In 2019, in the hours following the UK exit poll, I wrote that despite the defeat, the Left was much more strongly organized than before Jeremy Corbyn had become leader, with a mass of young activists who had higher expectations of what was possible, even through institutional politics, than those like myself who had grown up in the Tony Blair era. While in that election-night article I pinned much blame to the soft-left forces who had — through malice, obsessive Remainism, or the one inspired by the other — sabotaged Corbyn’s leadership, I did not expect that they would so fully trash its legacy in such a short span of time, with so little opposition.

In the United States, too, while Bernie Sanders’s campaigns, alloyed with revulsion against the far right, have driven a surge in socialist organization, the Democratic Socialists of America is very far from becoming a mass party, in the sense of a force that regularly intervenes in and draws dividing lines for national politics. There is a broader and diffuse mood of sympathy for socialism, but it generally lacks organization of the kind typically seen of historic socialist or communist parties.

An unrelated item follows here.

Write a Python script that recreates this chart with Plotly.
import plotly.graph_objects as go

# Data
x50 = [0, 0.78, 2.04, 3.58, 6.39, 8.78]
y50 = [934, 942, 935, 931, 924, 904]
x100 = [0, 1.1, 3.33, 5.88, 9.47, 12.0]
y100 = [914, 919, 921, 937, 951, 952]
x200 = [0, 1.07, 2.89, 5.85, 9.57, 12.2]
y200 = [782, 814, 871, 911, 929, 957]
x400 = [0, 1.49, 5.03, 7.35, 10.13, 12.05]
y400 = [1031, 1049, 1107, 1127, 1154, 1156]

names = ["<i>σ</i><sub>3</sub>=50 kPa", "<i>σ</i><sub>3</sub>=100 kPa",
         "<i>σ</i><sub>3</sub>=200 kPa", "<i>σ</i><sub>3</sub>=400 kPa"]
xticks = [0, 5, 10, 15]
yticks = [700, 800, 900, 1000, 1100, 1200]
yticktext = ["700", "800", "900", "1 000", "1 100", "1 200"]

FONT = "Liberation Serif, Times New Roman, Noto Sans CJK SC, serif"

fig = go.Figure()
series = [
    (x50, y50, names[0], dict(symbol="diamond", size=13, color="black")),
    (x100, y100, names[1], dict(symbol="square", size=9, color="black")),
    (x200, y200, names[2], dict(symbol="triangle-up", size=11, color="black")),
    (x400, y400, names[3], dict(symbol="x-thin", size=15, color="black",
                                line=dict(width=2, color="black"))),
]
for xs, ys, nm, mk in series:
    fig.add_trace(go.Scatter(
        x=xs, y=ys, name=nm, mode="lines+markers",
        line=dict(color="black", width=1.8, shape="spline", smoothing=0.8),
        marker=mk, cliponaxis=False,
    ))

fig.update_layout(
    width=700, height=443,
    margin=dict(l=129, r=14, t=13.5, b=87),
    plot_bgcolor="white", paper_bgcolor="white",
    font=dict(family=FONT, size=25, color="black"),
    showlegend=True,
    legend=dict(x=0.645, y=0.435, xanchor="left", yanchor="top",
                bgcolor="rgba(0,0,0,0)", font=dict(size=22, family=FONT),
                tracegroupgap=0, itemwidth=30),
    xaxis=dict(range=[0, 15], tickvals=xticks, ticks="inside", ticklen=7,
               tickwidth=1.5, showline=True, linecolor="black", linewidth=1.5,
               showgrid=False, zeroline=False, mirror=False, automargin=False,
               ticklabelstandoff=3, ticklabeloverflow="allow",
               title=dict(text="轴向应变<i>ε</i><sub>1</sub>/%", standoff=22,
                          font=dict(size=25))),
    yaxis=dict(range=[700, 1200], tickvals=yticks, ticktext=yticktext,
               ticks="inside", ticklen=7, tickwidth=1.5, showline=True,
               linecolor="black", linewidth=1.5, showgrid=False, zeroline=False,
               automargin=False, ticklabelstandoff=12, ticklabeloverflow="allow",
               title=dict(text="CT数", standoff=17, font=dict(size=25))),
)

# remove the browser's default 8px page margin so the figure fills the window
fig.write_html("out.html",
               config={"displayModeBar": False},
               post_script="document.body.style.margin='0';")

In France, too, the late polling surge for Mélenchon is also a sign of a limit. In general, France Insoumise performed poorly in local and regional elections throughout Macron’s term, with soft-left candidates proving perhaps more resilient than expected. With parliamentary elections in two months’ time, there is, however, something of a difference to 2017. Then, it was clear that the PS’s support would crater after François Hollande’s dismal presidency and its 6 percent score in the presidential election. But it had around 330 incumbent MPs (with the activists and organization that went with that), and still held on to 45 of them, on around 10 percent support. This time, France Insoumise (which went into that contest with no sitting MPs) has a small but effective cohort in the National Assembly, and is more clearly the dominant “social” alternative to Macron’s rule.

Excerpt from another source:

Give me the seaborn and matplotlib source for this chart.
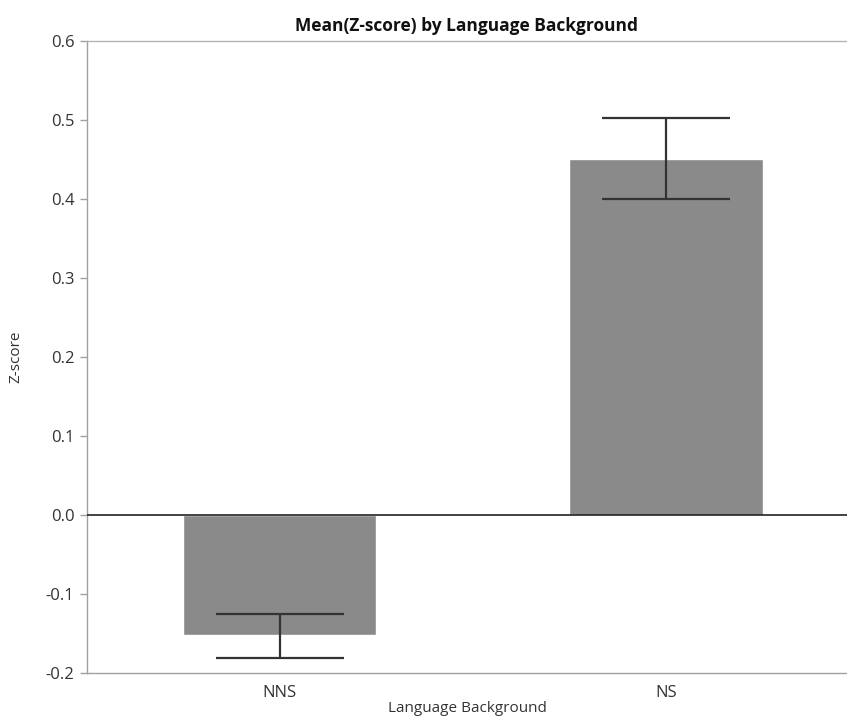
import matplotlib
matplotlib.use("Agg")
import matplotlib.pyplot as plt
import seaborn as sns
import pandas as pd

# Mean Z-score per language background, with error bar limits
groups = ["NNS", "NS"]
means = [-0.152, 0.451]
err_low = [-0.181, 0.400]
err_high = [-0.125, 0.502]
yticks = [-0.2, -0.1, 0.0, 0.1, 0.2, 0.3, 0.4, 0.5, 0.6]

df = pd.DataFrame({"Language Background": groups, "Z-score": means})

sns.set_theme(style="white")
plt.rcParams["font.family"] = ["Open Sans", "DejaVu Sans"]

fig = plt.figure(figsize=(8.47, 7.19), dpi=100)
ax = fig.add_axes([0.1027, 0.064, 0.8973, 0.879])

sns.barplot(data=df, x="Language Background", y="Z-score", color="#8a8a8a",
            saturation=1, width=0.5, errorbar=None, ax=ax, zorder=2)

lower = [m - lo for m, lo in zip(means, err_low)]
upper = [hi - m for m, hi in zip(means, err_high)]
ax.errorbar(range(len(groups)), means, yerr=[lower, upper], fmt="none",
            ecolor="#333333", elinewidth=1.6, capsize=46.4, capthick=1.6, zorder=3)

ax.axhline(0, color="#222222", linewidth=1.2, zorder=4)

ax.set_ylim(-0.2, 0.6)
ax.set_xlim(-0.498, 1.468)
ax.set_yticks(yticks)
ax.set_yticklabels([f"{t:.1f}" for t in yticks])

ax.spines["right"].set_visible(False)
ax.spines["left"].set_color("#a0a0a0")
ax.spines["bottom"].set_color("#a0a0a0")
ax.spines["top"].set_color("#b4b4b4")
ax.spines["top"].set_linestyle((0, (1.5, 1)))
for s in ["left", "bottom", "top"]:
    ax.spines[s].set_linewidth(1.0)

ax.tick_params(axis="y", which="major", left=True, length=5, width=1,
               color="#a0a0a0", labelsize=12, labelcolor="#333333", pad=4)
ax.tick_params(axis="x", bottom=False, labelsize=12, labelcolor="#333333", pad=3)

ax.set_xlabel("Language Background", fontsize=11, color="#333333", labelpad=0)
ax.set_ylabel("Z-score", fontsize=11, color="#333333", labelpad=16)
ax.set_title("Mean(Z-score) by Language Background", fontsize=12.5,
             fontweight="bold", color="#111111", pad=7)

fig.savefig("out.png", dpi=100)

But this campaign was also better than last time, and points to positive change in France Insoumise. Mélenchon is a brilliant orator, without parallel in French politics, but this time there was something less of the leader-centrism, even in a contest by definition dominated by individuals, as well as better stances on certain questions (notably on Islamophobia). Stirrings about the possible creation of a more formalized party structure for France Insoumise (or the 2022 campaign vehicle People’s Union) are also highly encouraging, with the prospect of making it a more enduring part of the political landscape, able to build organization and rootedness over time. Sanders’s primary bid for a corporate electoral vehicle, and Corbyn’s only precarious leadership of Labour, never allowed them to do that.

Even in the French case, where France Insoumise is not similarly beholden to liberals “on their own side,” this is an uphill battle. Despite some remarkable social struggles in recent years — as in the case of the gilets jaunes, sometimes decidedly alien to the traditional language and codes of the workers’ movement — there has been a long-term drop-off in working-class political participation and even of left-wing media. Building a strong opposition will be difficult under Macron and would have to steel itself for enormous hardships under a Le Pen presidency.

Sunday’s result was a defeat. But there is reason for a little optimism of both intellect and the will. With this campaign, France Insoumise avoided a rout, showed itself to be a serious mobilizing force, and earned itself the right to hope.